Written instruction >>
Each line of the data that includes the string "matplotlib" is to be copied out.

Supplied information >>
## Start

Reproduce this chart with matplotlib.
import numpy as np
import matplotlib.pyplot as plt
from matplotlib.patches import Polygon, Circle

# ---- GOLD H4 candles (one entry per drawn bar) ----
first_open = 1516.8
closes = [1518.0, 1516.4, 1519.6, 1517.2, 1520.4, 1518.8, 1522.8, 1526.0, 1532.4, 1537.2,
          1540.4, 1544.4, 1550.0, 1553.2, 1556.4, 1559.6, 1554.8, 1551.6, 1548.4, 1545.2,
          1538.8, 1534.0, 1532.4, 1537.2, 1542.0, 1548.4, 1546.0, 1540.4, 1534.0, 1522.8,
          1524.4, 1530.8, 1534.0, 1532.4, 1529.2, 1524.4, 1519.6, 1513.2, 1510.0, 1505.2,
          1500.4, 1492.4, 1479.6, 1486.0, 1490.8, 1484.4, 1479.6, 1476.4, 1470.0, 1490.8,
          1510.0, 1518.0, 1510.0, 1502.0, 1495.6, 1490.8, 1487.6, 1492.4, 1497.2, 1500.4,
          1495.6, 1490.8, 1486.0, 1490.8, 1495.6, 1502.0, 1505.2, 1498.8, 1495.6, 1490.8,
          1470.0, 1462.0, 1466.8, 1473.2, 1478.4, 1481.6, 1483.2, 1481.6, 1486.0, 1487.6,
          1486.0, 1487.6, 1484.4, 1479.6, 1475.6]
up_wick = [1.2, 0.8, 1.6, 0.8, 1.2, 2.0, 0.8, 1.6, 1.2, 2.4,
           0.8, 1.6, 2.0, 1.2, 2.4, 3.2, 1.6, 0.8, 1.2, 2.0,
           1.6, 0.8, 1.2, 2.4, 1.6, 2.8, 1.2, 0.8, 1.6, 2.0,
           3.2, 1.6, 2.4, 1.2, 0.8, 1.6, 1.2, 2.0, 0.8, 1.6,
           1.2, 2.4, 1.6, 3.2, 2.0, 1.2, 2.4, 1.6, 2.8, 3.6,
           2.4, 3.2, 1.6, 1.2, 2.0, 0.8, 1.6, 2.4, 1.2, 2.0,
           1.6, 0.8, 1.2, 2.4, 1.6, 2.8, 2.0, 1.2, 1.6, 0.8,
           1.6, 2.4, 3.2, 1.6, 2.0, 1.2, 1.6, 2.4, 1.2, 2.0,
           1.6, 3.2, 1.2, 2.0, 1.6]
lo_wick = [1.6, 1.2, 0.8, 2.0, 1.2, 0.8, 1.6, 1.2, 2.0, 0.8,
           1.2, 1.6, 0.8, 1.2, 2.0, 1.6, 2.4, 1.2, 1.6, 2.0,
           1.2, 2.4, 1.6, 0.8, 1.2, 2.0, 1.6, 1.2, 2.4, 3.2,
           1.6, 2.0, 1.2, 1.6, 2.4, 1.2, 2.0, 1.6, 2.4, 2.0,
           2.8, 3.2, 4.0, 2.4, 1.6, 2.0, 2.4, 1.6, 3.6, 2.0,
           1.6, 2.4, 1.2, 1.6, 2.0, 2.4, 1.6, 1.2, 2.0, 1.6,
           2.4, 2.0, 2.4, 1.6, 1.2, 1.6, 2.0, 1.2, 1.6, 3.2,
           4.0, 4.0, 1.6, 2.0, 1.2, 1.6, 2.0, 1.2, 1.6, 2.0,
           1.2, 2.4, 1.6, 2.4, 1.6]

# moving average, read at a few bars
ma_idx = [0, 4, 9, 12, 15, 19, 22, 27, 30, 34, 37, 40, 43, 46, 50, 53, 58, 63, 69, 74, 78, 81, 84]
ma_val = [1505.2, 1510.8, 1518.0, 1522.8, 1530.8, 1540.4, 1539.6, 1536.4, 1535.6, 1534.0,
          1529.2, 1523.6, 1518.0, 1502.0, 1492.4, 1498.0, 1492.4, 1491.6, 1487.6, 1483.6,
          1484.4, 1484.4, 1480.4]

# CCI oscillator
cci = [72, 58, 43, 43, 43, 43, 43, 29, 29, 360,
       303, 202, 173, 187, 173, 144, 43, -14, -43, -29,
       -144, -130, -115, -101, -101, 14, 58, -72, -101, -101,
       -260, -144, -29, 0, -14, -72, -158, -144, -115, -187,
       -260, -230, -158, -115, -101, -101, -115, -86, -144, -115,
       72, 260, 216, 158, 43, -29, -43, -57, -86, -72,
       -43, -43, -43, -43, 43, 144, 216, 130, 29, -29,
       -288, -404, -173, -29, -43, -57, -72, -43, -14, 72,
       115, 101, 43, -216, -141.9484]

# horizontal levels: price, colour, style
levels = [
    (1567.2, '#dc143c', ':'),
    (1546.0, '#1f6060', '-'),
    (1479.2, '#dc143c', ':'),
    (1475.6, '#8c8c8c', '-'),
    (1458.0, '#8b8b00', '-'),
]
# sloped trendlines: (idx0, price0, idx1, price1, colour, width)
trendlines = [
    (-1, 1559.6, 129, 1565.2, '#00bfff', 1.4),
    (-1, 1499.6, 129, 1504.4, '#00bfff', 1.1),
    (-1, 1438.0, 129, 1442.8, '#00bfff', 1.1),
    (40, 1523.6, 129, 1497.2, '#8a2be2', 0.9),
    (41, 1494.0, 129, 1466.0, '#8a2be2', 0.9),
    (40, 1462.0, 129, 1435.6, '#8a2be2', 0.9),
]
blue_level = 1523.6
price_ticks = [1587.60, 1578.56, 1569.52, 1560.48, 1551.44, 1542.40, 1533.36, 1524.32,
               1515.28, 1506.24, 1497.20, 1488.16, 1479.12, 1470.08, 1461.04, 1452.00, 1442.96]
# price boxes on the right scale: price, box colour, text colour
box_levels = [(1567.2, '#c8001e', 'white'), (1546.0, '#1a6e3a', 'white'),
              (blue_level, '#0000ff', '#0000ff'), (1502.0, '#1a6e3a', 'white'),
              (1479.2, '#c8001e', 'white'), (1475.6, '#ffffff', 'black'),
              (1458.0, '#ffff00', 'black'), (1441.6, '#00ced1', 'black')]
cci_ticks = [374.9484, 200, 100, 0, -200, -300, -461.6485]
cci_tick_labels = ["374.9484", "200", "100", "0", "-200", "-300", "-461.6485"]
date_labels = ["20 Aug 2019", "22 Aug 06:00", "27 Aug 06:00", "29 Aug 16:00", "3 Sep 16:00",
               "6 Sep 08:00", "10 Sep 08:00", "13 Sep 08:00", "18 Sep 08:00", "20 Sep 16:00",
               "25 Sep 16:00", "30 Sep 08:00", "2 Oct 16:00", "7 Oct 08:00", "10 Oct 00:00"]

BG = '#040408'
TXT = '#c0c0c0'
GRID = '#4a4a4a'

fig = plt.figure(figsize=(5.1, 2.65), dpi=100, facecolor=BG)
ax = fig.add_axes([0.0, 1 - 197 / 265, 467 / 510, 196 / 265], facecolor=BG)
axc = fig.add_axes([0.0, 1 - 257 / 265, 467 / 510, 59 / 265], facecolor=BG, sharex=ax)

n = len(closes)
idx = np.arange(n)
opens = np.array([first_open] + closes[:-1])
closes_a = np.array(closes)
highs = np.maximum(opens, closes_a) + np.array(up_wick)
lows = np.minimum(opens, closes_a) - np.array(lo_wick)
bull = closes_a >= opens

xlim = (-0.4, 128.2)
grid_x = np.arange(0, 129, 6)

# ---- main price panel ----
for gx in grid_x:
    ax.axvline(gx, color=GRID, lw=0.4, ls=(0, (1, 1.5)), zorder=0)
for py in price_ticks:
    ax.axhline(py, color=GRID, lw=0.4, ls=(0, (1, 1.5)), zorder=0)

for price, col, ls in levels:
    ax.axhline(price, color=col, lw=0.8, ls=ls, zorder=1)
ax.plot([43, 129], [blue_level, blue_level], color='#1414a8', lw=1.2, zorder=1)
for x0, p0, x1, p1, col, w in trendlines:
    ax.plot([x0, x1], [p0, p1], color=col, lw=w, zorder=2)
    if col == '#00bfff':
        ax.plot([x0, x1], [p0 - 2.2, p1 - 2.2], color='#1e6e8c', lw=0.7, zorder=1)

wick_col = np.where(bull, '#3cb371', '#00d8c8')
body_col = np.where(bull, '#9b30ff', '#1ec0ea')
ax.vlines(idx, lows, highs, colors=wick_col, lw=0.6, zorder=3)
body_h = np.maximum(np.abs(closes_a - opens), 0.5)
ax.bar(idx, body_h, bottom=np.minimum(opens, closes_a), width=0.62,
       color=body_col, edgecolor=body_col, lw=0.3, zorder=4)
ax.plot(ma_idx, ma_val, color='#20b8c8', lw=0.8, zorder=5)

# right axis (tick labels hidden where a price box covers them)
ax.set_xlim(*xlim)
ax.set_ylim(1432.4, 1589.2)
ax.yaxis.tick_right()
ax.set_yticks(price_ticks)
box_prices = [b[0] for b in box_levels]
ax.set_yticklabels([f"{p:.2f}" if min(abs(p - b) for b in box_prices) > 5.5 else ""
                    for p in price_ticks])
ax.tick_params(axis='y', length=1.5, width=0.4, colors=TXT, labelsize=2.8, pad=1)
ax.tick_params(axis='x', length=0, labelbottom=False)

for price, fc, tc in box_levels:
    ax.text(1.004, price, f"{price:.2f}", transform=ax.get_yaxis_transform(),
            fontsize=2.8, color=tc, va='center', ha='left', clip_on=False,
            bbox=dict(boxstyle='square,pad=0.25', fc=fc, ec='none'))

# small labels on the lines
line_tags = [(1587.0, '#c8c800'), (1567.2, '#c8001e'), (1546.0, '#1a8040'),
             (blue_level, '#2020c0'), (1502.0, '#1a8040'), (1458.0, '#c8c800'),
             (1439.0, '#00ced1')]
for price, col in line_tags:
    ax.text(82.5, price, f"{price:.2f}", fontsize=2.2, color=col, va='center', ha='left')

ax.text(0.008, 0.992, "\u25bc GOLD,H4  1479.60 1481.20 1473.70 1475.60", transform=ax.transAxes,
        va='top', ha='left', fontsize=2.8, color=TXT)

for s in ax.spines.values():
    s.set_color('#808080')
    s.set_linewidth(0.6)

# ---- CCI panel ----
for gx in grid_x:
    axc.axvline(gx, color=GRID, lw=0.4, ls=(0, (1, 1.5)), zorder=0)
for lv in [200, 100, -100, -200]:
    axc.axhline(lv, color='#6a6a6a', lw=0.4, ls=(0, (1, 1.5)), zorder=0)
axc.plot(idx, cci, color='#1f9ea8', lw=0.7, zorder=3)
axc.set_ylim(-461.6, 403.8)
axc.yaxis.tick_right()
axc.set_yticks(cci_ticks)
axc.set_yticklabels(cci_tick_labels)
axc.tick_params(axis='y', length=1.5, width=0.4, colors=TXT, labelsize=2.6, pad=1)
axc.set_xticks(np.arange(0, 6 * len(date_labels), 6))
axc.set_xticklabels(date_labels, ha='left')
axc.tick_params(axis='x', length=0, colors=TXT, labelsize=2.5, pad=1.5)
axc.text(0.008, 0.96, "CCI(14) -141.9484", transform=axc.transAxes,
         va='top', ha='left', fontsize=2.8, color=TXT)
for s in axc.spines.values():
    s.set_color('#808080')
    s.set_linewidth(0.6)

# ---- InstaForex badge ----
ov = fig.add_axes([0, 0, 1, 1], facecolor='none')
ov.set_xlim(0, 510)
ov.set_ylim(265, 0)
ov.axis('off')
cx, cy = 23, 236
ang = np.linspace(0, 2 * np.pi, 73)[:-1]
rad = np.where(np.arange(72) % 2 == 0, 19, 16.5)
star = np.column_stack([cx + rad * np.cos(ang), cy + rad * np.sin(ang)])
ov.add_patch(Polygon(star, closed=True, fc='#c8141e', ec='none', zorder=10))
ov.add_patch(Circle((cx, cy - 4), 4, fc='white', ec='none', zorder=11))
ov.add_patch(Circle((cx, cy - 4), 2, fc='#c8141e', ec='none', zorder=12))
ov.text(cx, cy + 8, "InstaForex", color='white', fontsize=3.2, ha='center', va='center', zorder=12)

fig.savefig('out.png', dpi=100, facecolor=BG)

## End

Exercise output >>
Reproduce this chart with matplotlib.
import matplotlib.pyplot as plt
from matplotlib.patches import Polygon, Circle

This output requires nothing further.